## [Directive]
Quote word for word the lines below, beginning with the first and ending with the one that has "const ageA50 = 2.85;". Drop the pictures.

## [Given data]
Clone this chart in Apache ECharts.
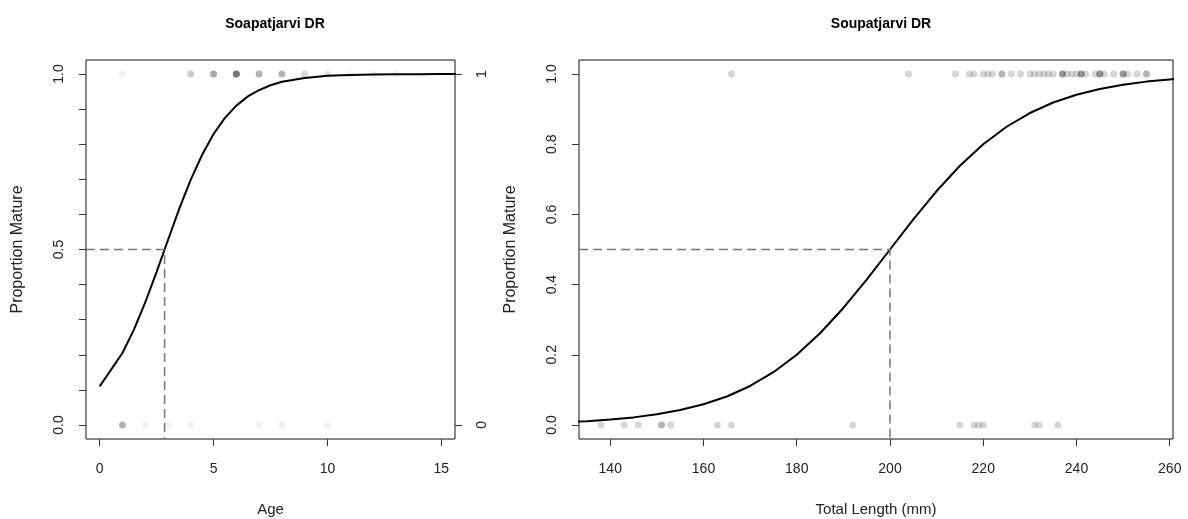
<!DOCTYPE html>
<html>
<head>
<meta charset="utf-8">
<script src="https://cdn.jsdelivr.net/npm/echarts@6/dist/echarts.min.js"></script>
<style>
  html, body { margin: 0; padding: 0; background: #ffffff; }
  #chart { width: 1188px; height: 519px; }
</style>
</head>
<body>
<div id="chart"></div>
<script>
// ---- Age-at-maturity panel (Soapatjarvi DR) ----
const ageTicks = [0, 5, 10, 15];
const ageYTicks = [0, 0.1, 0.2, 0.3, 0.4, 0.5, 0.6, 0.7, 0.8, 0.9, 1];
const ageYLabels = [0, 0.5, 1];
const ageSideLabels = [0, 1];
// mature fish (y = 1) by age, with number of fish at that age
const ageMatureAges = [1, 4, 5, 6, 7, 8, 9, 10, 11, 12, 13];
const ageMatureCounts = [1, 4, 7, 13, 6, 6, 3, 2, 1, 1, 1];
// immature fish (y = 0)
const ageImmatureAges = [1, 2, 3, 4, 7, 8, 10];
const ageImmatureCounts = [6, 1, 1, 1, 1, 1, 1];
// fitted logistic curve
const ageCurveX = [0, 1, 1.5, 2, 2.5, 3, 3.5, 4, 4.5, 5, 5.5, 6, 6.5, 7, 7.5, 8, 9, 10, 11, 12, 13, 14, 15, 16];
const ageCurveP = [0.110, 0.205, 0.271, 0.349, 0.436, 0.527, 0.617, 0.699, 0.770, 0.829, 0.875, 0.910, 0.936,
                   0.954, 0.968, 0.978, 0.989, 0.995, 0.9975, 0.9988, 0.9994, 0.9997, 0.9999, 0.99995];
const ageA50 = 2.85;

// ---- Length-at-maturity panel (Soupatjarvi DR) ----
const lenTicks = [140, 160, 180, 200, 220, 240, 260];
const lenYTicks = [0, 0.2, 0.4, 0.6, 0.8, 1];
const lenMature = [166, 204, 214, 217, 218, 220, 221, 222, 224, 224, 226, 228, 230, 231, 232, 233, 234, 235,
                   237, 237, 237, 238, 239, 240, 241, 241, 241, 242, 244, 245, 245, 245, 246, 248,
                   250, 250, 250, 251, 253, 255, 255];
const lenImmature = [138, 143, 146, 151, 151, 153, 163, 166, 192, 215, 218, 219, 220, 231, 232, 236];
const lenCurveX = [133, 135, 140, 145, 150, 155, 160, 165, 170, 175, 180, 185, 190, 195, 200,
                   205, 210, 215, 220, 225, 230, 235, 240, 245, 250, 255, 260, 262];
const lenCurveP = [0.0095, 0.0109, 0.0154, 0.0216, 0.0303, 0.0424, 0.0589, 0.0812, 0.1111, 0.1503, 0.2000,
                   0.2612, 0.3334, 0.4142, 0.5000, 0.5858, 0.6666, 0.7388, 0.8000, 0.8498, 0.8889, 0.9188,
                   0.9411, 0.9576, 0.9697, 0.9784, 0.9846, 0.9866];
const lenL50 = 200;

// axis extents (4% padding around the data, as in base graphics)
const ageXMin = -0.6, ageXMax = 15.6;
const lenXMin = 133.3, lenXMax = 260.7;
const yMin = -0.04, yMax = 1.04;

function expand(xs, counts, y) {
  const out = [];
  xs.forEach((x, i) => { for (let k = 0; k < counts[i]; k++) out.push([x, y]); });
  return out;
}
function pairs(xs, ys) { return xs.map((x, i) => [x, ys[i]]); }

const FONT = '"Liberation Sans", Arial, Helvetica, sans-serif';
const tickColor = '#333';

function xAxisFor(gridIndex, min, max, ticks, name) {
  return {
    type: 'value', gridIndex, min, max,
    splitLine: { show: false },
    axisLine: { show: false, onZero: false },
    axisTick: { show: true, length: 7, customValues: ticks, lineStyle: { color: tickColor, width: 1 } },
    axisLabel: { customValues: ticks, margin: 23, color: '#222', fontFamily: FONT, fontSize: 14 },
    name, nameLocation: 'middle', nameGap: 63,
    nameTextStyle: { color: '#222', fontFamily: FONT, fontSize: 15 }
  };
}
function yAxisFor(gridIndex, ticks, labels, fmt, name, position) {
  return {
    type: 'value', gridIndex, min: yMin, max: yMax, position: position || 'left',
    splitLine: { show: false },
    axisLine: { show: false, onZero: false },
    axisTick: { show: true, length: 7, customValues: ticks, lineStyle: { color: tickColor, width: 1 } },
    axisLabel: { customValues: labels, rotate: 90, margin: 20, color: '#222', fontFamily: FONT, fontSize: 14, formatter: fmt },
    name: name || '', nameLocation: 'middle', nameGap: 60, nameRotate: 90,
    nameTextStyle: { color: '#222', fontFamily: FONT, fontSize: 16 }
  };
}

const chart = echarts.init(document.getElementById('chart'), null, { renderer: 'canvas' });
const option = {
  animation: false,
  backgroundColor: '#ffffff',
  title: [
    { text: 'Soapatjarvi DR', left: 270, top: 12, textAlign: 'center',
      textStyle: { fontFamily: FONT, fontWeight: 'bold', fontSize: 14, color: '#000' } },
    { text: 'Soupatjarvi DR', left: 876, top: 12, textAlign: 'center',
      textStyle: { fontFamily: FONT, fontWeight: 'bold', fontSize: 14, color: '#000' } }
  ],
  grid: [
    { left: 86, top: 60, width: 369, height: 379, containLabel: false, outerBoundsMode: 'none',
      show: true, borderColor: '#111', borderWidth: 1, backgroundColor: 'transparent' },
    { left: 579, top: 60, width: 594, height: 379, containLabel: false, outerBoundsMode: 'none',
      show: true, borderColor: '#111', borderWidth: 1, backgroundColor: 'transparent' }
  ],
  xAxis: [
    xAxisFor(0, ageXMin, ageXMax, ageTicks, 'Age'),
    xAxisFor(1, lenXMin, lenXMax, lenTicks, 'Total Length (mm)')
  ],
  yAxis: [
    yAxisFor(0, ageYTicks, ageYLabels, v => v.toFixed(1), 'Proportion Mature'),
    yAxisFor(0, ageSideLabels, ageSideLabels, v => String(v), '', 'right'),
    yAxisFor(1, lenYTicks, lenYTicks, v => v.toFixed(1), 'Proportion Mature')
  ],
  series: [
    // age panel
    { type: 'scatter', xAxisIndex: 0, yAxisIndex: 0, symbolSize: 7, silent: true,
      itemStyle: { color: 'rgba(0,0,0,0.07)' },
      data: expand(ageMatureAges, ageMatureCounts, 1).concat(expand(ageImmatureAges, ageImmatureCounts, 0)) },
    { type: 'line', xAxisIndex: 0, yAxisIndex: 0, symbol: 'none', silent: true, clip: true,
      lineStyle: { color: '#000', width: 2 }, data: pairs(ageCurveX, ageCurveP) },
    { type: 'line', xAxisIndex: 0, yAxisIndex: 0, symbol: 'none', silent: true,
      lineStyle: { color: '#777', width: 1.5, type: [9, 5] },
      data: [[ageXMin, 0.5], [ageA50, 0.5], [ageA50, yMin]] },
    // length panel
    { type: 'scatter', xAxisIndex: 1, yAxisIndex: 2, symbolSize: 7, silent: true,
      itemStyle: { color: 'rgba(0,0,0,0.2)' },
      data: lenMature.map(v => [v, 1]).concat(lenImmature.map(v => [v, 0])) },
    { type: 'line', xAxisIndex: 1, yAxisIndex: 2, symbol: 'none', silent: true, clip: true,
      lineStyle: { color: '#000', width: 2 }, data: pairs(lenCurveX, lenCurveP) },
    { type: 'line', xAxisIndex: 1, yAxisIndex: 2, symbol: 'none', silent: true,
      lineStyle: { color: '#777', width: 1.5, type: [9, 5] },
      data: [[lenXMin, 0.5], [lenL50, 0.5], [lenL50, yMin]] }
  ]
};
chart.setOption(option);
</script>
</body>
</html>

## [Reply to the task]
Clone this chart in Apache ECharts.
<!DOCTYPE html>
<html>
<head>
<meta charset="utf-8">
<script src="https://cdn.jsdelivr.net/npm/echarts@6/dist/echarts.min.js"></script>
<style>
  html, body { margin: 0; padding: 0; background: #ffffff; }
  #chart { width: 1188px; height: 519px; }
</style>
</head>
<body>
<div id="chart"></div>
<script>
// ---- Age-at-maturity panel (Soapatjarvi DR) ----
const ageTicks = [0, 5, 10, 15];
const ageYTicks = [0, 0.1, 0.2, 0.3, 0.4, 0.5, 0.6, 0.7, 0.8, 0.9, 1];
const ageYLabels = [0, 0.5, 1];
const ageSideLabels = [0, 1];
// mature fish (y = 1) by age, with number of fish at that age
const ageMatureAges = [1, 4, 5, 6, 7, 8, 9, 10, 11, 12, 13];
const ageMatureCounts = [1, 4, 7, 13, 6, 6, 3, 2, 1, 1, 1];
// immature fish (y = 0)
const ageImmatureAges = [1, 2, 3, 4, 7, 8, 10];
const ageImmatureCounts = [6, 1, 1, 1, 1, 1, 1];
// fitted logistic curve
const ageCurveX = [0, 1, 1.5, 2, 2.5, 3, 3.5, 4, 4.5, 5, 5.5, 6, 6.5, 7, 7.5, 8, 9, 10, 11, 12, 13, 14, 15, 16];
const ageCurveP = [0.110, 0.205, 0.271, 0.349, 0.436, 0.527, 0.617, 0.699, 0.770, 0.829, 0.875, 0.910, 0.936,
                   0.954, 0.968, 0.978, 0.989, 0.995, 0.9975, 0.9988, 0.9994, 0.9997, 0.9999, 0.99995];
const ageA50 = 2.85;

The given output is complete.